Fortunately, this is all clearly ludicrous nonsense. The cake tasted bloody good. How could it not? There’s a rich, buttery batter, enriched with the toffee scent of golden caster sugar and muscovado, laced with layers of soft, gooey apple and sweet sultanas, spiked with cinnamon and demerara sugar. But the fun doesn’t end there: this moist beauty of a cake is then topped with a buttery, oaty crumble packed with toasted hazelnuts. It’s soft and squidgy with that crunchy, nutty layer for contrast, perfumed with delicious tangy apple and fragrant sultana. It’s two desserts in one, and all the better for it. A simple idea, but one of the best cakes I’ve eaten in ages, regardless of however many tears I shed over the chopping board in the process of making it.
So the moral of this story is: don’t worry if you cry a bit while making a cake. It will still taste nice. You came to this blog for recipes, but you also get free profound life advice. This is what puts me a cut above all the other food writers. You’re welcome.
Apple, cinnamon and sultana hazelnut crumble cake (makes 16 squares):
For the cake:
225g butter, softened
125g golden caster sugar
125g light muscovado sugar
1 tsp vanilla extract
6 tbsp milk
350g self-raising flour
2 tsp baking powder
3 cooking apples
4 tbsp sultanas
Juice of half a lemon
2 tsp ground cinnamon
2 tbsp demerara sugar
For the crumble topping:
100g plain flour
80g cold butter, cubed
80g coarsely chopped hazelnuts
40g jumbo oats
40g light muscovado sugar
1 tsp ground cinnamon
1-2 tbsp water
Pre-heat the oven to 180C/fan oven 160C.
Using an electric whisk or mixer, beat the butter with the caster sugar and muscovado sugar until light and fluffy (about 3-5 minutes). Add the eggs, one at a time, beating after each addition. Beat in the vanilla extract and milk, then sift in the flour and baking powder and mix well.
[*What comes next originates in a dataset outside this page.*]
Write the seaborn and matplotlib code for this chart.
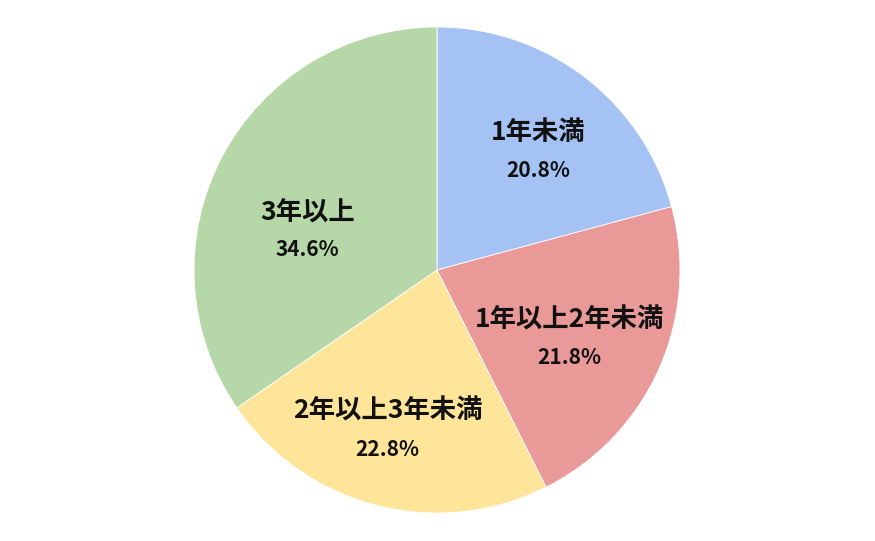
import numpy as np
import matplotlib
matplotlib.use("Agg")
import matplotlib.pyplot as plt
import seaborn as sns

# データ
categories = ["1年未満", "1年以上2年未満", "2年以上3年未満", "3年以上"]
shares = [20.8, 21.8, 22.8, 34.6]
colors = ["#a4c2f4", "#ea9999", "#ffe599", "#b6d7a8"]

# ラベル位置の調整（半径比, 角度ずらし）
label_r = [0.65, 0.61, 0.68, 0.56]
label_dang = [-2.5, -2.5, -3.0, 10.0]

sns.set_theme(style="white")
plt.rcParams["font.family"] = ["Noto Sans CJK JP", "DejaVu Sans"]

fig = plt.figure(figsize=(8.75, 5.41), dpi=100)
ax = fig.add_axes([194 / 875, 28 / 541, 486 / 875, 486 / 541])

wedges, _ = ax.pie(
    shares,
    colors=colors,
    startangle=90,
    counterclock=False,
    radius=1.0,
    wedgeprops={"edgecolor": "white", "linewidth": 0.6},
)
ax.set_xlim(-1, 1)
ax.set_ylim(-1, 1)
ax.set_aspect("equal")
ax.axis("off")

for w, name, val, r, da in zip(wedges, categories, shares, label_r, label_dang):
    ang = np.deg2rad((w.theta1 + w.theta2) / 2 + da)
    x, y = r * np.cos(ang), r * np.sin(ang)
    ax.text(x, y + 0.068, name, ha="center", va="center",
            fontsize=19, fontweight="bold", color="#111111")
    ax.text(x, y - 0.088, f"{val:.1f}%", ha="center", va="center",
            fontsize=15, fontweight="bold", color="#111111")

fig.savefig("out.png", dpi=100)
Grease and line a 20x20cm cake tin with baking parchment. Spread half the cake batter into the tin.
Peel, core and thinly slice the cooking apples. Toss them in a bowl with the lemon juice to prevent them colouring. Layer half the apples, slightly overlapping, on top of the cake batter in the tin. Scatter over the sultanas. Sprinkle over a teaspoon of the cinnamon and half the demerara sugar.
Pour the rest of the cake batter on top of the apples and sultanas and spread out as evenly as you can without dislodging the fruit too much. Layer the rest of the apples over the top and sprinkle with the remaining cinnamon and demerara sugar.
Bake for 20 minutes. Meanwhile, make the crumble mixture. Rub the butter into the flour until the mixture resembles fine breadcrumbs. Add the oats, nuts, sugar and cinnamon, and mix briefly. Trickle over the water and stir into the mixture to make it turn 'pebbly'.
When the 20 minutes are over, remove the cake briefly from the oven and sprinkle the crumble mixture evenly over the top (don't worry about it sinking, just be gentle). Return to the oven and bake for 30-35 minutes until the crumble is golden and crunchy, the cake springs back to the touch, and a skewer inserted in the middle of the cake comes out clean.
Dust with icing sugar and serve with ice cream, cream or crème fraîche, or leave to cool and eat with a nice cup of tea.